In realtà no, ogni opera è un figlio amato e desiderato che costa tanta fatica generare e che poi ti abbandona subito, dopo poche recite. Abbiamo puntato molto sulla produzione di Mefistofele di Boito, ma anche le altre opere sono per me importantissime, anche le più piccole. Spero che il pubblico capisca sempre di più che la gioia di riascoltare i grandi capolavori non può sopprimere la sana curiosità intellettuale verso le rarità. Il pubblico pisano è colto ed ha saputo intuire che ci fosse del buono anche in titoli sconosciuti.
Concludo l’intervista con una citazione presa da un suo saggio. In una lettera datata 1°maggio 1922…il M° Puccini così scriveva a Simoni, suo collaboratore per Turandot: ” …In Italia si cantava; ora non più”. Ed era, ripeto, il lontano 1922. Cosa direbbe allora dei teatri e dei cantanti di oggi..
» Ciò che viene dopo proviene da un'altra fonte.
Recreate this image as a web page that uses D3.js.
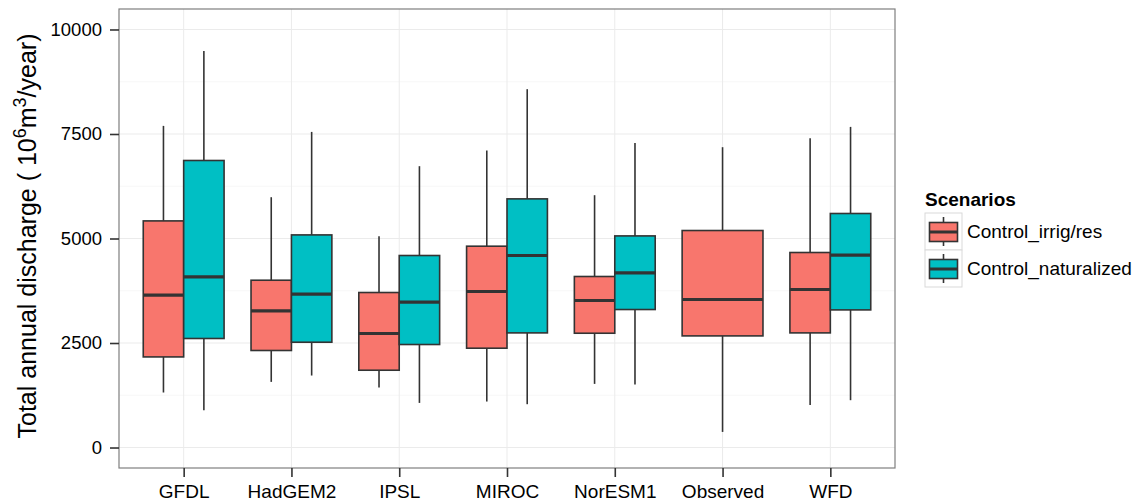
<!DOCTYPE html>
<html>
<head>
<meta charset="utf-8">
<script src="https://cdn.jsdelivr.net/npm/d3@7"></script>
<style>
  html, body { margin: 0; padding: 0; background: #ffffff; }
  svg { display: block; font-family: "Liberation Sans", Arial, sans-serif; }
</style>
</head>
<body>
<svg id="chart" width="1144" height="504"></svg>
<script>
// Models / data sources along the x axis
const categories = ["GFDL", "HadGEM2", "IPSL", "MIROC", "NorESM1", "Observed", "WFD"];
const scenarios = ["Control_irrig/res", "Control_naturalized"];
const scenarioColors = ["#F8766D", "#00BFC4"];

// Box statistics, 10^6 m3/year (lower whisker, Q1, median, Q3, upper whisker)
const irrigLow  = [1316, 1570, 1435, 1100, 1522,  373, 1019];
const irrigQ1   = [2167, 2321, 1849, 2376, 2734, 2670, 2742];
const irrigMed  = [3644, 3268, 2727, 3732, 3517, 3541, 3780];
const irrigQ3   = [5421, 4002, 3708, 4816, 4091, 5191, 4665];
const irrigHigh = [7694, 5988, 5055, 7105, 6036, 7184, 7400];

const natLow  = [ 892, 1722, 1067, 1036, 1507, null, 1132];
const natQ1   = [2608, 2519, 2464, 2742, 3301, null, 3292];
const natMed  = [4081, 3667, 3476, 4593, 4177, null, 4600];
const natQ3   = [6866, 5086, 4593, 5948, 5062, null, 5598];
const natHigh = [9488, 7550, 6730, 8572, 7287, null, 7670];

const yTicks = [0, 2500, 5000, 7500, 10000];
const yMinorTicks = [1250, 3750, 6250, 8750];

// Assemble one record per box
const boxes = [];
categories.forEach((c, i) => {
  const series = [
    [irrigLow, irrigQ1, irrigMed, irrigQ3, irrigHigh],
    [natLow, natQ1, natMed, natQ3, natHigh]
  ];
  const present = series.map(s => s[2][i] != null);
  const nPresent = present.filter(Boolean).length;
  let slot = 0;
  series.forEach((s, k) => {
    if (!present[k]) return;
    boxes.push({
      category: c, scenario: k, slot: slot++, nSlots: nPresent,
      low: s[0][i], q1: s[1][i], med: s[2][i], q3: s[3][i], high: s[4][i]
    });
  });
});

const svg = d3.select("#chart");
const panel = { left: 119, right: 895, top: 9, bottom: 468 };

const x = d3.scalePoint().domain(categories).range([panel.left, panel.right]).padding(0.6);
const y = d3.scaleLinear().domain([-490, 10490]).range([panel.bottom, panel.top]);
const step = x.step();
const dodge = 0.75 * step;

// Panel background and grid
svg.append("rect")
  .attr("x", panel.left).attr("y", panel.top)
  .attr("width", panel.right - panel.left).attr("height", panel.bottom - panel.top)
  .attr("fill", "#ffffff");

const grid = svg.append("g");
grid.selectAll("line.minor").data(yMinorTicks).join("line")
  .attr("x1", panel.left).attr("x2", panel.right)
  .attr("y1", d => y(d)).attr("y2", d => y(d))
  .attr("stroke", "#F7F7F7").attr("stroke-width", 1);
grid.selectAll("line.majory").data(yTicks).join("line")
  .attr("x1", panel.left).attr("x2", panel.right)
  .attr("y1", d => y(d)).attr("y2", d => y(d))
  .attr("stroke", "#EBEBEB").attr("stroke-width", 1);
grid.selectAll("line.majorx").data(categories).join("line")
  .attr("x1", d => x(d)).attr("x2", d => x(d))
  .attr("y1", panel.top).attr("y2", panel.bottom)
  .attr("stroke", "#EBEBEB").attr("stroke-width", 1);

// Boxes
const lineColor = "#333333";
const gBoxes = svg.append("g");
const bw = b => dodge / b.nSlots;
const bx = b => x(b.category) - dodge / 2 + b.slot * bw(b);
const bc = b => bx(b) + bw(b) / 2;

const g = gBoxes.selectAll("g.box").data(boxes).join("g");
g.append("line")
  .attr("x1", bc).attr("x2", bc)
  .attr("y1", b => y(b.q3)).attr("y2", b => y(b.high))
  .attr("stroke", lineColor).attr("stroke-width", 1.6);
g.append("line")
  .attr("x1", bc).attr("x2", bc)
  .attr("y1", b => y(b.q1)).attr("y2", b => y(b.low))
  .attr("stroke", lineColor).attr("stroke-width", 1.6);
g.append("rect")
  .attr("x", bx).attr("width", bw)
  .attr("y", b => y(b.q3)).attr("height", b => y(b.q1) - y(b.q3))
  .attr("fill", b => scenarioColors[b.scenario])
  .attr("stroke", lineColor).attr("stroke-width", 1.6);
g.append("line")
  .attr("x1", bx).attr("x2", b => bx(b) + bw(b))
  .attr("y1", b => y(b.med)).attr("y2", b => y(b.med))
  .attr("stroke", lineColor).attr("stroke-width", 3.2);

// Panel border
svg.append("rect")
  .attr("x", panel.left).attr("y", panel.top)
  .attr("width", panel.right - panel.left).attr("height", panel.bottom - panel.top)
  .attr("fill", "none").attr("stroke", "#7F7F7F").attr("stroke-width", 1.2);

// Y axis
const yAxis = svg.append("g").attr("transform", `translate(${panel.left},0)`)
  .call(d3.axisLeft(y).tickValues(yTicks).tickSize(9).tickPadding(8).tickFormat(d3.format("d")));
yAxis.select(".domain").remove();
yAxis.selectAll(".tick line").attr("stroke", lineColor).attr("stroke-width", 1.6);
yAxis.selectAll(".tick text").attr("font-size", 18.5).attr("fill", "#000")
  .attr("font-family", "Liberation Sans, Arial, sans-serif");

// X axis
const xAxis = svg.append("g").attr("transform", `translate(0,${panel.bottom})`)
  .call(d3.axisBottom(x).tickSize(9).tickPadding(8));
xAxis.select(".domain").remove();
xAxis.selectAll(".tick line").attr("stroke", lineColor).attr("stroke-width", 1.6);
xAxis.selectAll(".tick text").attr("font-size", 19).attr("fill", "#000")
  .attr("font-family", "Liberation Sans, Arial, sans-serif");

// Y axis title with superscripts
const yTitle = svg.append("text")
  .attr("transform", `translate(36,236) rotate(-90)`)
  .attr("text-anchor", "middle")
  .attr("font-size", 25).attr("fill", "#000");
yTitle.append("tspan").text("Total annual discharge ( 10");
yTitle.append("tspan").attr("font-size", 18).attr("dy", -10).text("6");
yTitle.append("tspan").attr("dy", 10).text("m");
yTitle.append("tspan").attr("font-size", 18).attr("dy", -10).text("3");
yTitle.append("tspan").attr("dy", 10).text("/year)");

// Legend
const legend = svg.append("g").attr("transform", "translate(925,0)");
legend.append("text").attr("x", 0).attr("y", 206)
  .attr("font-size", 19).attr("font-weight", "bold").attr("fill", "#000")
  .text("Scenarios");
const keySize = 37;
const keys = legend.selectAll("g.key").data(scenarios).join("g")
  .attr("transform", (d, i) => `translate(0,${213 + i * keySize})`);
keys.append("rect").attr("width", keySize).attr("height", keySize)
  .attr("fill", "#ffffff").attr("stroke", "#D9D9D9").attr("stroke-width", 1);
keys.append("line").attr("x1", keySize / 2).attr("x2", keySize / 2)
  .attr("y1", 4).attr("y2", keySize - 4)
  .attr("stroke", lineColor).attr("stroke-width", 1.6);
keys.append("rect").attr("x", 4.5).attr("y", 9.5)
  .attr("width", keySize - 9).attr("height", 19)
  .attr("fill", (d, i) => scenarioColors[i])
  .attr("stroke", lineColor).attr("stroke-width", 1.6);
keys.append("line").attr("x1", 4.5).attr("x2", keySize - 4.5)
  .attr("y1", 19).attr("y2", 19)
  .attr("stroke", lineColor).attr("stroke-width", 3);
keys.append("text").attr("x", keySize + 5).attr("y", keySize / 2)
  .attr("dy", "0.36em").attr("font-size", 19).attr("fill", "#000")
  .text(d => d);
</script>
</body>
</html>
Cosa direbbe oggi non lo so e sono contento per lui che non veda certi spettacoli o in generale questa situazione di imbarbarimento generale della società. Io dico, e la mia è una citazione biblica: “la bocca parla della pienezza del cuore”. Se i cuori sono tristi, se si è rinunciato perfino alla propria identità, a chi viene voglia di cantare? E se quasi nessuno sa più distinguere se stai cantando bene o male? Se manca la capacità di gustare il Bello, ma direi anche di riconoscerlo? Dovrebbe calare il silenzio, ma c’è un manipolo di persone che difende questo patrimonio, come nel medioevo i frati preservarono i preziosi manoscritti. E’ gente ostinata, che canta comunque, e continua a commuovere e commuoversi, fino a che avrà voce in corpo … Viva l’opera dunque, viva il Teatro, luogo di coscienza e di conforto spirituale per chiunque abbia l’istinto di entrarci. Viva gli artisti che dedicano se stessi agli altri per far più bello il mondo in cui vivono.